Чтение, удивительное даже по меркам сегодняшней вольной эссеистики: строгий исторический каркас, изящное письмо — и мысль, будоражащая авторское сознание, мысль удачная, свежая, находчивая, позволяющая усмотреть в книгах Достоевского голоса, им, вероятно, не слишком свойственные.
Наиболее же интересным текстом, приуроченным к двухсотлетию Достоевского, мне представляется статья Александра Чанцева «Приключения вертикали в “Братьях Карамазовых”», опубликованная — круг замыкается — в августовском «Новом мире». Интуитивная связь с материалом Карасева улавливается — и там и там пристальный взгляд на роман мастера, взятый за основу экспериментальный тезис, его разворачивание внутри набора «ключевых» сцен.
Другое дело, что текст Чанцева прочитывается как поэзия размышления. Посвящен он, разумеется, не только Достоевскому, но и сегодняшним событиям. Труд по выявлению имплицитной «вертикали» в «Братьях Карамазовых» говорит о потребности читающего мира в новой гипотезе, раскрыв которую тот смог бы прояснить некоторые моменты своего актуального существования.
Подходят для выстраивания таких гипотез, конечно, только титаны — давно унесшиеся в космос архитекторы реальности, сотворившие здесь столько неслыханного, что рассуждений, кривотолков, фантазий хватит и на отдельную вечность. Наиболее важные тексты, приуроченные к двухсотлетию Достоевского, — тексты Чанцева и Карасева сопрягают мистическое с научным, стараясь выйти за грань очевидного восприятия, «прямого чтения», и обнаружить лакуны, которые, должно быть, еще только дожидаются своего часа.

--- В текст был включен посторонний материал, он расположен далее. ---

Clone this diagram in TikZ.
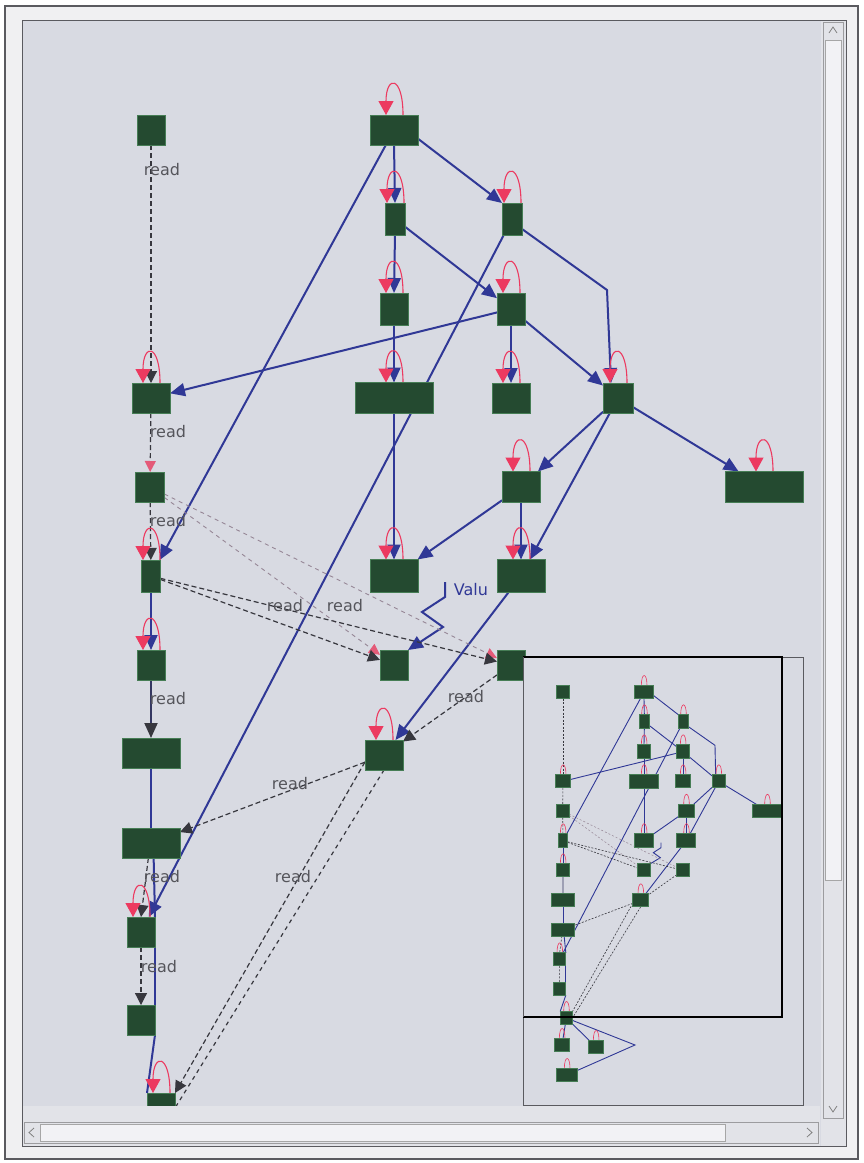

Грозовые вопросы небесной архитектуры остаются неразрешенными — однако нам по-прежнему интересно считывать «маргиналии» восприятия и экзотические гипотезы. Рассмотренные выше тексты подстегивают интерес к переоткрытию Достоевского и его посланий. И это, разумеется, триумф — триумф авторов, умудряющихся обнаруживать необнаруженное в книгах одного из самых изученных прозаиков мира.